While the Circuit Court might, in a proper case and under proper pleadings, have determined whether or not the charge of $1 under this ordinance for illuminating gas when used, for fuel or heating purposes is excessive and unjust, there is no allegation in this bill that such a charge is excessive or unjust, but the whole theory of the bill and its allegations is to the effect that such charge is in violation of the ordinance and the consolidation statute.

We therefore hold in this case that the board of trustees of Hyde Park, a legislative body, having fixed the rate which appellant is entitled to charge for gas which it has supplied or may supply to its customers, and there being no allegations justifying it and no evidence in the record from which it could be said that the rate is unreasonable, unjust or excessive, the Circuit Court had no right to determine that question against appellant. Especially was it without power or jurisdiction to determine the rate at which the appellant should charge its customers for gas in the future, as is done by this injunction order.

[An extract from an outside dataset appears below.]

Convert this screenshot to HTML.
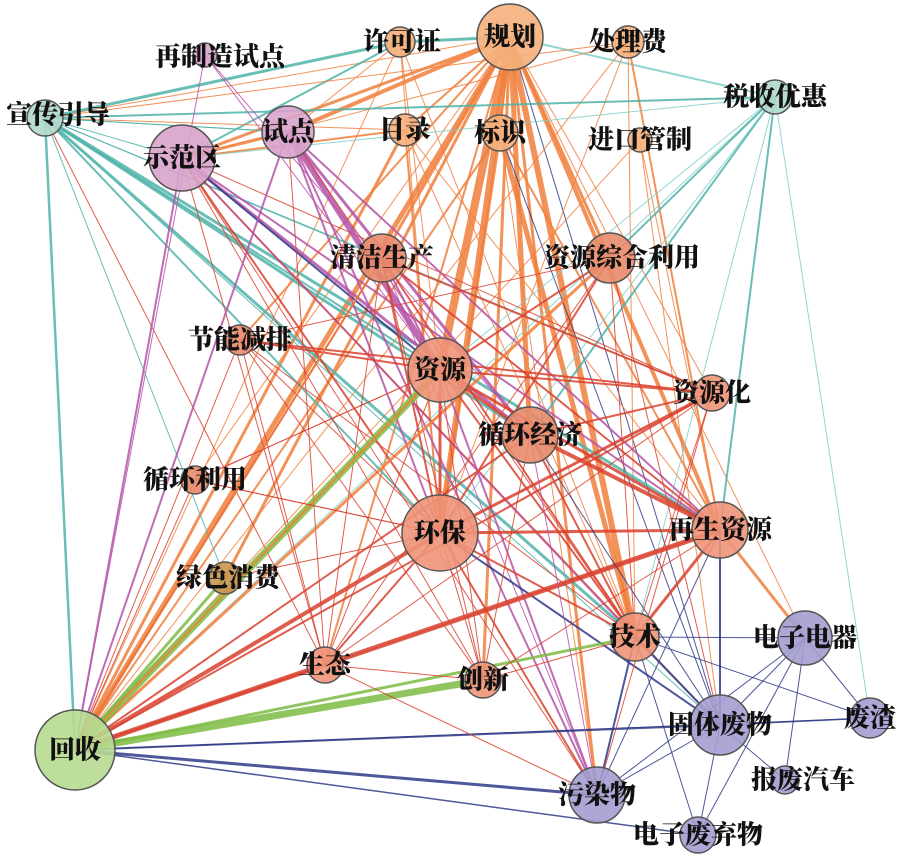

The fact that the Mutual Company and appellant furnished to consumers the high grade gas at seventy-two cents for fuel purposes, does not establish that $1 for that gas is excessive or unjust, it appearing at the same time that they also received $1 for the same gas when used for illuminating and that the prevailing price in Chicago charged for illuminating gas when used for fuel is $1.

In the view we take of the case it seems unnecessary to consider appellant’s tender to appellees of natural gas for heating and fuel purposes, and whether or not appellees have shown that they will suffer irreparable injury if appellant is not restrained from charging them $1 per thousand feet for high grade illuminating gas.

The order of injunction of the Circuit Court is reversed.